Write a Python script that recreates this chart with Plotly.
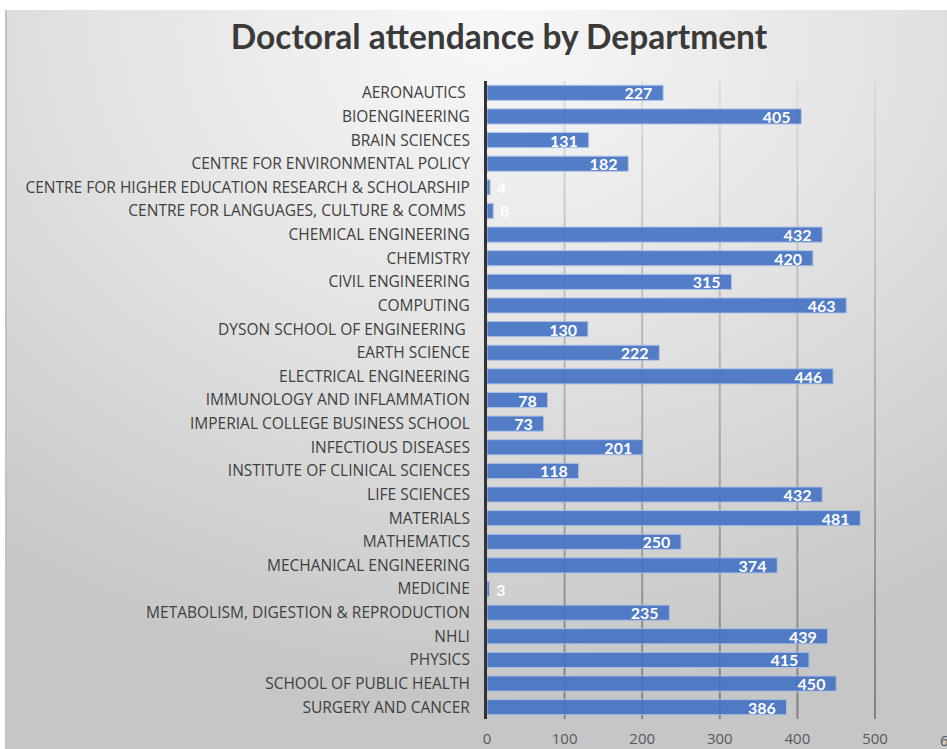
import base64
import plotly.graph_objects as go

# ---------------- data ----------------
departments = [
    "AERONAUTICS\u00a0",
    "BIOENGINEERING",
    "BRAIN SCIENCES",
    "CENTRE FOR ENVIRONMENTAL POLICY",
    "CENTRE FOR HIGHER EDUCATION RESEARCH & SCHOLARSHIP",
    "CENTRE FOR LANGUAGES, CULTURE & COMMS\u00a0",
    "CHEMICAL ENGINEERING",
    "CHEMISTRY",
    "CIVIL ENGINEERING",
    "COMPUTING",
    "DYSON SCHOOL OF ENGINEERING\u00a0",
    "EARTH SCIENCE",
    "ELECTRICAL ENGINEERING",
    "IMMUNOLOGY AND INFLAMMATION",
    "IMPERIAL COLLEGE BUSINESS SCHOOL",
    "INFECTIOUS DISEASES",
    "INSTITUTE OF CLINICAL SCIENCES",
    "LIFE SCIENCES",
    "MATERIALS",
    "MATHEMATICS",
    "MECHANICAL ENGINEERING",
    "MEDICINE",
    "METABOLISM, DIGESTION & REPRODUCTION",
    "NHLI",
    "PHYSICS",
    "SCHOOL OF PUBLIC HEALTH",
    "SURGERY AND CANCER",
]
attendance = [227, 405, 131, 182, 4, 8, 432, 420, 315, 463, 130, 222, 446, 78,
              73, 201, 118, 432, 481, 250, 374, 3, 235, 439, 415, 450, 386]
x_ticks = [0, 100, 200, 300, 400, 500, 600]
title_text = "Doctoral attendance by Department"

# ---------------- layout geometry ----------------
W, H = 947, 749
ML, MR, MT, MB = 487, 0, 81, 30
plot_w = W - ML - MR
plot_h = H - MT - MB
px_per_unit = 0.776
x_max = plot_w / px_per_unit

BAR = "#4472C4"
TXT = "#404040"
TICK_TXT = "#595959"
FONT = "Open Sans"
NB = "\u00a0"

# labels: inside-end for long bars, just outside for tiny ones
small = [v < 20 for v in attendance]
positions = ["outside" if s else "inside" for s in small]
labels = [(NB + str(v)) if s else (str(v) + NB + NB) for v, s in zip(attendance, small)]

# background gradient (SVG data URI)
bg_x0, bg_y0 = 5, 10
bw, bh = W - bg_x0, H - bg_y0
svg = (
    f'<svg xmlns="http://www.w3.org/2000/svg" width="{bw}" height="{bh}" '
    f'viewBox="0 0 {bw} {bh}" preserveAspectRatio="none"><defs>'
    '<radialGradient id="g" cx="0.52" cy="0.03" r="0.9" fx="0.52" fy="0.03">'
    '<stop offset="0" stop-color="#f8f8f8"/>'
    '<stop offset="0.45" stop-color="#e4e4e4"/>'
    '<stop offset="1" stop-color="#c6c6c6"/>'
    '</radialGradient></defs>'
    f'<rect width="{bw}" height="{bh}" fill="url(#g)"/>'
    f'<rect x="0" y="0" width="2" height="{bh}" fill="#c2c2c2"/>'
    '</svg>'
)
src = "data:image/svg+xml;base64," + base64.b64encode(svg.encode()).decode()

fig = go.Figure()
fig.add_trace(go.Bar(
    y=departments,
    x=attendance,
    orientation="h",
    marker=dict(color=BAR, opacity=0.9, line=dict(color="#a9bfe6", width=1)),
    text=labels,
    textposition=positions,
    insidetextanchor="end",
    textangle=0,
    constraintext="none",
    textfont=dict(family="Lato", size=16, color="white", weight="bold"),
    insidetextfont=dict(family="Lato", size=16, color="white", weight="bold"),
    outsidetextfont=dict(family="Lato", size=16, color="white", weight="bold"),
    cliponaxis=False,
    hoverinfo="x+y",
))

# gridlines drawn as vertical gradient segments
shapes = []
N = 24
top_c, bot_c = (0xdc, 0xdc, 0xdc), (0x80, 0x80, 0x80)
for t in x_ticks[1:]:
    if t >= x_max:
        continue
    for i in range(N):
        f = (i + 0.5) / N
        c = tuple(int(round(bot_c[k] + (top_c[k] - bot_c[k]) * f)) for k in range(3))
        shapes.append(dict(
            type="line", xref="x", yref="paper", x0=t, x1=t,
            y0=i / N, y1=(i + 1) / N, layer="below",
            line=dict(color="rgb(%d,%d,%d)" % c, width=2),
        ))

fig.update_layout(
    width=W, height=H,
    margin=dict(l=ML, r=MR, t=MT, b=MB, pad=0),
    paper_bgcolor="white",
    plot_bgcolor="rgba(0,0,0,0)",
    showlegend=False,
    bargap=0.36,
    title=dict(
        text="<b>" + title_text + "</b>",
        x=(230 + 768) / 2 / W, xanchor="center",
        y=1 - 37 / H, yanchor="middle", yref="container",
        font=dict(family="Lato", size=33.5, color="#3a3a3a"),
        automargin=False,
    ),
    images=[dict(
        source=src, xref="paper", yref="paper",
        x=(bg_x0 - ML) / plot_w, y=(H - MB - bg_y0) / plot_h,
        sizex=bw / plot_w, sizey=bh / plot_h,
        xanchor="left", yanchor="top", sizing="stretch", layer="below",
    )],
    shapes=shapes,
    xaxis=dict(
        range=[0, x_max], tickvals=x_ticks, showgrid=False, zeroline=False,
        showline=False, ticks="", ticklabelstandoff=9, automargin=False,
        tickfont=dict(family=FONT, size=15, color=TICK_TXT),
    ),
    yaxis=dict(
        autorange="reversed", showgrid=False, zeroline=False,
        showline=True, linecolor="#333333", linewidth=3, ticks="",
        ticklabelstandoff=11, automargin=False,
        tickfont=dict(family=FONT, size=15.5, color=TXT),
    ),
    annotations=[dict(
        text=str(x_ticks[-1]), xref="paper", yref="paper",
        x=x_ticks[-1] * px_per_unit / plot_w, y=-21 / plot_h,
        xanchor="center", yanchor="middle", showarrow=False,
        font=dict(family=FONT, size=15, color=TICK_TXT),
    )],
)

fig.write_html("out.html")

#####

## Written request
Every line above should be repeated exactly; pictures stay out of the copy.

## Response to this exercise
Write a Python script that recreates this chart with Plotly.
import base64
import plotly.graph_objects as go

# ---------------- data ----------------
departments = [
    "AERONAUTICS\u00a0",
    "BIOENGINEERING",
    "BRAIN SCIENCES",
    "CENTRE FOR ENVIRONMENTAL POLICY",
    "CENTRE FOR HIGHER EDUCATION RESEARCH & SCHOLARSHIP",
    "CENTRE FOR LANGUAGES, CULTURE & COMMS\u00a0",
    "CHEMICAL ENGINEERING",
    "CHEMISTRY",
    "CIVIL ENGINEERING",
    "COMPUTING",
    "DYSON SCHOOL OF ENGINEERING\u00a0",
    "EARTH SCIENCE",
    "ELECTRICAL ENGINEERING",
    "IMMUNOLOGY AND INFLAMMATION",
    "IMPERIAL COLLEGE BUSINESS SCHOOL",
    "INFECTIOUS DISEASES",
    "INSTITUTE OF CLINICAL SCIENCES",
    "LIFE SCIENCES",
    "MATERIALS",
    "MATHEMATICS",
    "MECHANICAL ENGINEERING",
    "MEDICINE",
    "METABOLISM, DIGESTION & REPRODUCTION",
    "NHLI",
    "PHYSICS",
    "SCHOOL OF PUBLIC HEALTH",
    "SURGERY AND CANCER",
]
attendance = [227, 405, 131, 182, 4, 8, 432, 420, 315, 463, 130, 222, 446, 78,
              73, 201, 118, 432, 481, 250, 374, 3, 235, 439, 415, 450, 386]
x_ticks = [0, 100, 200, 300, 400, 500, 600]
title_text = "Doctoral attendance by Department"

# ---------------- layout geometry ----------------
W, H = 947, 749
ML, MR, MT, MB = 487, 0, 81, 30
plot_w = W - ML - MR
plot_h = H - MT - MB
px_per_unit = 0.776
x_max = plot_w / px_per_unit

BAR = "#4472C4"
TXT = "#404040"
TICK_TXT = "#595959"
FONT = "Open Sans"
NB = "\u00a0"

# labels: inside-end for long bars, just outside for tiny ones
small = [v < 20 for v in attendance]
positions = ["outside" if s else "inside" for s in small]
labels = [(NB + str(v)) if s else (str(v) + NB + NB) for v, s in zip(attendance, small)]

# background gradient (SVG data URI)
bg_x0, bg_y0 = 5, 10
bw, bh = W - bg_x0, H - bg_y0
svg = (
    f'<svg xmlns="http://www.w3.org/2000/svg" width="{bw}" height="{bh}" '
    f'viewBox="0 0 {bw} {bh}" preserveAspectRatio="none"><defs>'
    '<radialGradient id="g" cx="0.52" cy="0.03" r="0.9" fx="0.52" fy="0.03">'
    '<stop offset="0" stop-color="#f8f8f8"/>'
    '<stop offset="0.45" stop-color="#e4e4e4"/>'
    '<stop offset="1" stop-color="#c6c6c6"/>'
    '</radialGradient></defs>'
    f'<rect width="{bw}" height="{bh}" fill="url(#g)"/>'
    f'<rect x="0" y="0" width="2" height="{bh}" fill="#c2c2c2"/>'
    '</svg>'
)
src = "data:image/svg+xml;base64," + base64.b64encode(svg.encode()).decode()

fig = go.Figure()
fig.add_trace(go.Bar(
    y=departments,
    x=attendance,
    orientation="h",
    marker=dict(color=BAR, opacity=0.9, line=dict(color="#a9bfe6", width=1)),
    text=labels,
    textposition=positions,
    insidetextanchor="end",
    textangle=0,
    constraintext="none",
    textfont=dict(family="Lato", size=16, color="white", weight="bold"),
    insidetextfont=dict(family="Lato", size=16, color="white", weight="bold"),
    outsidetextfont=dict(family="Lato", size=16, color="white", weight="bold"),
    cliponaxis=False,
    hoverinfo="x+y",
))

# gridlines drawn as vertical gradient segments
shapes = []
N = 24
top_c, bot_c = (0xdc, 0xdc, 0xdc), (0x80, 0x80, 0x80)
for t in x_ticks[1:]:
    if t >= x_max:
        continue
    for i in range(N):
        f = (i + 0.5) / N
        c = tuple(int(round(bot_c[k] + (top_c[k] - bot_c[k]) * f)) for k in range(3))
        shapes.append(dict(
            type="line", xref="x", yref="paper", x0=t, x1=t,
            y0=i / N, y1=(i + 1) / N, layer="below",
            line=dict(color="rgb(%d,%d,%d)" % c, width=2),
        ))

fig.update_layout(
    width=W, height=H,
    margin=dict(l=ML, r=MR, t=MT, b=MB, pad=0),
    paper_bgcolor="white",
    plot_bgcolor="rgba(0,0,0,0)",
    showlegend=False,
    bargap=0.36,
    title=dict(
        text="<b>" + title_text + "</b>",
        x=(230 + 768) / 2 / W, xanchor="center",
        y=1 - 37 / H, yanchor="middle", yref="container",
        font=dict(family="Lato", size=33.5, color="#3a3a3a"),
        automargin=False,
    ),
    images=[dict(
        source=src, xref="paper", yref="paper",
        x=(bg_x0 - ML) / plot_w, y=(H - MB - bg_y0) / plot_h,
        sizex=bw / plot_w, sizey=bh / plot_h,
        xanchor="left", yanchor="top", sizing="stretch", layer="below",
    )],
    shapes=shapes,
    xaxis=dict(
        range=[0, x_max], tickvals=x_ticks, showgrid=False, zeroline=False,
        showline=False, ticks="", ticklabelstandoff=9, automargin=False,
        tickfont=dict(family=FONT, size=15, color=TICK_TXT),
    ),
    yaxis=dict(
        autorange="reversed", showgrid=False, zeroline=False,
        showline=True, linecolor="#333333", linewidth=3, ticks="",
        ticklabelstandoff=11, automargin=False,
        tickfont=dict(family=FONT, size=15.5, color=TXT),
    ),
    annotations=[dict(
        text=str(x_ticks[-1]), xref="paper", yref="paper",
        x=x_ticks[-1] * px_per_unit / plot_w, y=-21 / plot_h,
        xanchor="center", yanchor="middle", showarrow=False,
        font=dict(family=FONT, size=15, color=TICK_TXT),
    )],
)

fig.write_html("out.html")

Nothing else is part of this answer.